Your copy of the material below should match it exactly, except that it holds no pictures.

Stored data
□ □ □ □

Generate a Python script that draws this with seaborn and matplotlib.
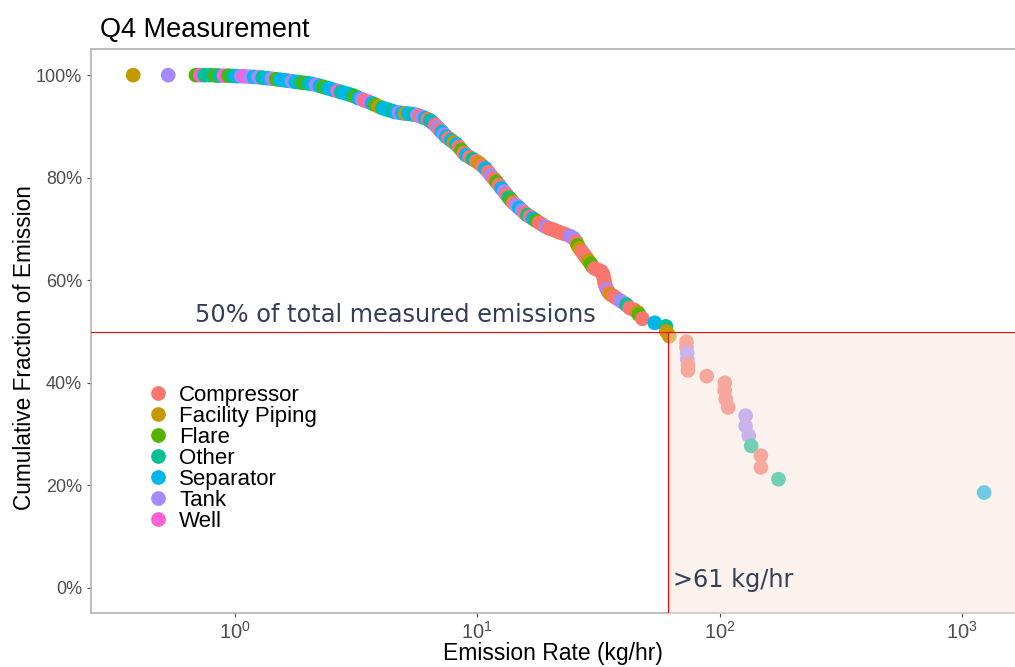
import numpy as np
import pandas as pd
import matplotlib
matplotlib.use("Agg")
import matplotlib.pyplot as plt
import seaborn as sns
from matplotlib.ticker import PercentFormatter, LogLocator, NullLocator

# Source categories and colours (ggplot default hue palette)
sources = ["Compressor", "Facility Piping", "Flare", "Other", "Separator", "Tank", "Well"]
colors = ["#F8766D", "#C49A00", "#53B400", "#00C094", "#00B6EB", "#A58AFF", "#FB61D7"]
codes = {"C": "Compressor", "P": "Facility Piping", "F": "Flare", "O": "Other",
         "S": "Separator", "T": "Tank", "W": "Well"}

# Emission rate (kg/hr)
rate = [
    0.38, 0.53, 0.69, 0.72, 0.75, 0.79, 0.83, 0.86, 0.90, 0.94, 0.98, 1.02, 1.06, 1.10,
    1.15, 1.20, 1.25, 1.30, 1.36, 1.42, 1.48, 1.54, 1.60, 1.66, 1.72, 1.78, 1.85, 1.92, 2.00,
    2.08, 2.16, 2.24, 2.32, 2.40, 2.48, 2.56, 2.65, 2.74, 2.84, 2.94, 3.04, 3.14, 3.24,
    3.34, 3.45, 3.56, 3.68, 3.80, 3.92, 4.05, 4.18, 4.32, 4.46, 4.60, 4.75, 4.90, 5.05,
    5.20, 5.35, 5.50, 5.65, 5.80, 5.95, 6.10, 6.25, 6.40,
    6.55, 6.70, 6.85, 7.00, 7.15, 7.30, 7.45, 7.60, 7.80, 8.00, 8.20, 8.40, 8.60, 8.80,
    9.00, 9.30, 9.60, 9.90, 10.2, 10.5, 10.8, 11.1, 11.4, 11.7, 12.0, 12.3, 12.6, 12.9,
    13.2, 13.5, 13.8, 14.1, 14.5, 14.9, 15.3, 15.7, 16.1, 16.5, 17.0, 17.5, 18.0, 18.6,
    19.2, 19.8,
    20.5, 21.2, 22.0, 23.0, 24.2, 25.0, 25.6, 26.0, 26.4, 27.0, 27.6, 28.2, 28.8, 29.4,
    29.9, 30.5, 31.5, 32.5, 33.0, 33.2, 33.4, 33.6, 33.9, 34.3, 34.9, 35.6, 36.5, 37.5,
    39.0, 40.2, 41.3, 42.5, 44.5, 46.0, 46.5, 48.0, 54.0, 60.0, 60.3, 62.0,
    73.0, 73.0, 73.5, 73.5, 74.0, 74.0, 88.5, 105, 105, 106, 108.5, 128, 128, 132, 135,
    148, 148, 175, 1235,
]

# Cumulative fraction of emission (%)
cum_frac = [
    100.0, 100.0, 100.0, 100.0, 100.0, 100.0, 99.95, 99.9, 99.9, 99.9, 99.85, 99.8, 99.8, 99.75,
    99.7, 99.65, 99.6, 99.5, 99.4, 99.3, 99.2, 99.1, 99.0, 98.9, 98.8, 98.7, 98.6, 98.5, 98.4,
    98.3, 98.1, 97.9, 97.7, 97.5, 97.3, 97.1, 96.9, 96.7, 96.5, 96.3, 96.1, 95.8, 95.5,
    95.3, 95.0, 94.8, 94.5, 94.2, 93.9, 93.6, 93.4, 93.2, 93.0, 92.8, 92.7, 92.6, 92.5,
    92.5, 92.4, 92.3, 92.2, 92.0, 91.8, 91.6, 91.4, 91.1,
    90.7, 90.3, 89.8, 89.3, 88.9, 88.4, 88.0, 87.7, 87.3, 86.9, 86.5, 86.0, 85.4, 84.8,
    84.4, 84.0, 83.6, 83.2, 82.8, 82.3, 81.8, 81.1, 80.4, 79.8, 79.2, 78.6, 77.9, 77.3,
    76.7, 76.1, 75.6, 75.1, 74.6, 74.1, 73.6, 73.1, 72.7, 72.4, 72.0, 71.6, 71.2, 70.8,
    70.4, 70.1,
    69.9, 69.6, 69.3, 69.0, 68.6, 68.2, 67.5, 66.8, 66.2, 65.6, 65.0, 64.4, 63.8, 63.2,
    62.7, 62.3, 62.0, 61.7, 61.2, 60.6, 60.0, 59.4, 58.8, 58.2, 57.6, 57.2, 56.9, 56.5,
    56.0, 55.6, 55.2, 54.6, 54.2, 53.7, 53.3, 52.5, 51.7, 51.0, 50.0, 49.1,
    48.0, 46.9, 45.8, 44.6, 43.5, 42.4, 41.3, 40.0, 38.5, 36.8, 35.2, 33.6, 31.6, 29.7, 27.7,
    25.8, 23.5, 21.2, 18.6,
]

# Source of each point
source_code = list(
    "PTFWOOFOWFOSTWTSTOSTFSSSTSOFO"
    "STSFOSSWOSSOFSTCWSFPOSSOSTSP"
    "SSOTCTSCO"
    "SCTCSTSCSPSCFCSCOCPCSCTCFCSTCOFCTSTCOCSFCCTC"
    "CCCCTTCFPCCCPFFCCCCCCCCTCPCCTTOCCPFCSOPP"
    "CCTTCCCCCCCTTTOCCOS"
)

threshold = 61  # kg/hr, 50% of total measured emissions

df = pd.DataFrame({"rate": rate, "frac": cum_frac,
                   "source": [codes[c] for c in source_code]})

plt.rcParams["font.family"] = ["Liberation Sans", "DejaVu Sans"]

fig = plt.figure(figsize=(10.15, 6.67), dpi=100)
ax = fig.add_axes([91 / 1015, 54 / 667, 924 / 1015, 564 / 667])

sns.scatterplot(data=df, x="rate", y="frac", hue="source", hue_order=sources,
                palette=dict(zip(sources, colors)), s=112, linewidth=0, alpha=1,
                ax=ax, zorder=2)

ax.set_xscale("log")
ax.set_xlim(0.2545, 1656)
ax.set_ylim(-4.9, 105.1)

# shaded region above the threshold
ax.fill_between([threshold, 1e4], -10, 50, color="#F8E4D9", alpha=0.45, lw=0, zorder=3)
ax.axhline(50, color="red", lw=0.8, zorder=4)
ax.vlines(threshold, -10, 50, color="red", lw=0.8, zorder=4)

ax.text(0.684, 51.9, "50% of total measured emissions", family="DejaVu Sans",
        fontsize=17.3, color="#333F58", va="baseline", ha="left", zorder=5)
ax.text(64.2, 0.2, ">61 kg/hr", family="DejaVu Sans",
        fontsize=17.3, color="#333F58", va="baseline", ha="left", zorder=5)

ax.xaxis.set_major_locator(LogLocator(base=10, numticks=10))
ax.xaxis.set_minor_locator(NullLocator())
ax.set_yticks([0, 20, 40, 60, 80, 100])
ax.yaxis.set_major_formatter(PercentFormatter(100, decimals=0))
ax.tick_params(labelsize=13, colors="#4D4D4D", length=3, width=0.8)
ax.tick_params(axis="x", labelsize=14.5, pad=3)

for side in ["left", "bottom", "top"]:
    ax.spines[side].set_color("#B3B3B3")
    ax.spines[side].set_linewidth(1.2)
ax.spines["right"].set_visible(False)

ax.set_xlabel("Emission Rate (kg/hr)", fontsize=16.5, color="black", labelpad=-1)
ax.set_ylabel("Cumulative Fraction of Emission", fontsize=16.3, color="black")
ax.yaxis.set_label_coords(-0.059, 0.47)

leg = ax.legend(loc="upper left", bbox_to_anchor=(0.063, 0.404), frameon=False,
                fontsize=16, handlelength=0.8, handletextpad=0.55, labelspacing=0.0,
                borderpad=0, borderaxespad=0, title=None)

fig.text(100 / 1015, 1 - 37 / 667, "Q4 Measurement", fontsize=19.5, color="black",
         va="baseline", ha="left")

plt.savefig("out.png", dpi=100)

□ □ □ □

Expected answer
Generate a Python script that draws this with seaborn and matplotlib.
import numpy as np
import pandas as pd
import matplotlib
matplotlib.use("Agg")
import matplotlib.pyplot as plt
import seaborn as sns
from matplotlib.ticker import PercentFormatter, LogLocator, NullLocator

# Source categories and colours (ggplot default hue palette)
sources = ["Compressor", "Facility Piping", "Flare", "Other", "Separator", "Tank", "Well"]
colors = ["#F8766D", "#C49A00", "#53B400", "#00C094", "#00B6EB", "#A58AFF", "#FB61D7"]
codes = {"C": "Compressor", "P": "Facility Piping", "F": "Flare", "O": "Other",
         "S": "Separator", "T": "Tank", "W": "Well"}

# Emission rate (kg/hr)
rate = [
    0.38, 0.53, 0.69, 0.72, 0.75, 0.79, 0.83, 0.86, 0.90, 0.94, 0.98, 1.02, 1.06, 1.10,
    1.15, 1.20, 1.25, 1.30, 1.36, 1.42, 1.48, 1.54, 1.60, 1.66, 1.72, 1.78, 1.85, 1.92, 2.00,
    2.08, 2.16, 2.24, 2.32, 2.40, 2.48, 2.56, 2.65, 2.74, 2.84, 2.94, 3.04, 3.14, 3.24,
    3.34, 3.45, 3.56, 3.68, 3.80, 3.92, 4.05, 4.18, 4.32, 4.46, 4.60, 4.75, 4.90, 5.05,
    5.20, 5.35, 5.50, 5.65, 5.80, 5.95, 6.10, 6.25, 6.40,
    6.55, 6.70, 6.85, 7.00, 7.15, 7.30, 7.45, 7.60, 7.80, 8.00, 8.20, 8.40, 8.60, 8.80,
    9.00, 9.30, 9.60, 9.90, 10.2, 10.5, 10.8, 11.1, 11.4, 11.7, 12.0, 12.3, 12.6, 12.9,
    13.2, 13.5, 13.8, 14.1, 14.5, 14.9, 15.3, 15.7, 16.1, 16.5, 17.0, 17.5, 18.0, 18.6,
    19.2, 19.8,
    20.5, 21.2, 22.0, 23.0, 24.2, 25.0, 25.6, 26.0, 26.4, 27.0, 27.6, 28.2, 28.8, 29.4,
    29.9, 30.5, 31.5, 32.5, 33.0, 33.2, 33.4, 33.6, 33.9, 34.3, 34.9, 35.6, 36.5, 37.5,
    39.0, 40.2, 41.3, 42.5, 44.5, 46.0, 46.5, 48.0, 54.0, 60.0, 60.3, 62.0,
    73.0, 73.0, 73.5, 73.5, 74.0, 74.0, 88.5, 105, 105, 106, 108.5, 128, 128, 132, 135,
    148, 148, 175, 1235,
]

# Cumulative fraction of emission (%)
cum_frac = [
    100.0, 100.0, 100.0, 100.0, 100.0, 100.0, 99.95, 99.9, 99.9, 99.9, 99.85, 99.8, 99.8, 99.75,
    99.7, 99.65, 99.6, 99.5, 99.4, 99.3, 99.2, 99.1, 99.0, 98.9, 98.8, 98.7, 98.6, 98.5, 98.4,
    98.3, 98.1, 97.9, 97.7, 97.5, 97.3, 97.1, 96.9, 96.7, 96.5, 96.3, 96.1, 95.8, 95.5,
    95.3, 95.0, 94.8, 94.5, 94.2, 93.9, 93.6, 93.4, 93.2, 93.0, 92.8, 92.7, 92.6, 92.5,
    92.5, 92.4, 92.3, 92.2, 92.0, 91.8, 91.6, 91.4, 91.1,
    90.7, 90.3, 89.8, 89.3, 88.9, 88.4, 88.0, 87.7, 87.3, 86.9, 86.5, 86.0, 85.4, 84.8,
    84.4, 84.0, 83.6, 83.2, 82.8, 82.3, 81.8, 81.1, 80.4, 79.8, 79.2, 78.6, 77.9, 77.3,
    76.7, 76.1, 75.6, 75.1, 74.6, 74.1, 73.6, 73.1, 72.7, 72.4, 72.0, 71.6, 71.2, 70.8,
    70.4, 70.1,
    69.9, 69.6, 69.3, 69.0, 68.6, 68.2, 67.5, 66.8, 66.2, 65.6, 65.0, 64.4, 63.8, 63.2,
    62.7, 62.3, 62.0, 61.7, 61.2, 60.6, 60.0, 59.4, 58.8, 58.2, 57.6, 57.2, 56.9, 56.5,
    56.0, 55.6, 55.2, 54.6, 54.2, 53.7, 53.3, 52.5, 51.7, 51.0, 50.0, 49.1,
    48.0, 46.9, 45.8, 44.6, 43.5, 42.4, 41.3, 40.0, 38.5, 36.8, 35.2, 33.6, 31.6, 29.7, 27.7,
    25.8, 23.5, 21.2, 18.6,
]

# Source of each point
source_code = list(
    "PTFWOOFOWFOSTWTSTOSTFSSSTSOFO"
    "STSFOSSWOSSOFSTCWSFPOSSOSTSP"
    "SSOTCTSCO"
    "SCTCSTSCSPSCFCSCOCPCSCTCFCSTCOFCTSTCOCSFCCTC"
    "CCCCTTCFPCCCPFFCCCCCCCCTCPCCTTOCCPFCSOPP"
    "CCTTCCCCCCCTTTOCCOS"
)

threshold = 61  # kg/hr, 50% of total measured emissions

df = pd.DataFrame({"rate": rate, "frac": cum_frac,
                   "source": [codes[c] for c in source_code]})

plt.rcParams["font.family"] = ["Liberation Sans", "DejaVu Sans"]

fig = plt.figure(figsize=(10.15, 6.67), dpi=100)
ax = fig.add_axes([91 / 1015, 54 / 667, 924 / 1015, 564 / 667])

sns.scatterplot(data=df, x="rate", y="frac", hue="source", hue_order=sources,
                palette=dict(zip(sources, colors)), s=112, linewidth=0, alpha=1,
                ax=ax, zorder=2)

ax.set_xscale("log")
ax.set_xlim(0.2545, 1656)
ax.set_ylim(-4.9, 105.1)

# shaded region above the threshold
ax.fill_between([threshold, 1e4], -10, 50, color="#F8E4D9", alpha=0.45, lw=0, zorder=3)
ax.axhline(50, color="red", lw=0.8, zorder=4)
ax.vlines(threshold, -10, 50, color="red", lw=0.8, zorder=4)

ax.text(0.684, 51.9, "50% of total measured emissions", family="DejaVu Sans",
        fontsize=17.3, color="#333F58", va="baseline", ha="left", zorder=5)
ax.text(64.2, 0.2, ">61 kg/hr", family="DejaVu Sans",
        fontsize=17.3, color="#333F58", va="baseline", ha="left", zorder=5)

ax.xaxis.set_major_locator(LogLocator(base=10, numticks=10))
ax.xaxis.set_minor_locator(NullLocator())
ax.set_yticks([0, 20, 40, 60, 80, 100])
ax.yaxis.set_major_formatter(PercentFormatter(100, decimals=0))
ax.tick_params(labelsize=13, colors="#4D4D4D", length=3, width=0.8)
ax.tick_params(axis="x", labelsize=14.5, pad=3)

for side in ["left", "bottom", "top"]:
    ax.spines[side].set_color("#B3B3B3")
    ax.spines[side].set_linewidth(1.2)
ax.spines["right"].set_visible(False)

ax.set_xlabel("Emission Rate (kg/hr)", fontsize=16.5, color="black", labelpad=-1)
ax.set_ylabel("Cumulative Fraction of Emission", fontsize=16.3, color="black")
ax.yaxis.set_label_coords(-0.059, 0.47)

leg = ax.legend(loc="upper left", bbox_to_anchor=(0.063, 0.404), frameon=False,
                fontsize=16, handlelength=0.8, handletextpad=0.55, labelspacing=0.0,
                borderpad=0, borderaxespad=0, title=None)

fig.text(100 / 1015, 1 - 37 / 667, "Q4 Measurement", fontsize=19.5, color="black",
         va="baseline", ha="left")

plt.savefig("out.png", dpi=100)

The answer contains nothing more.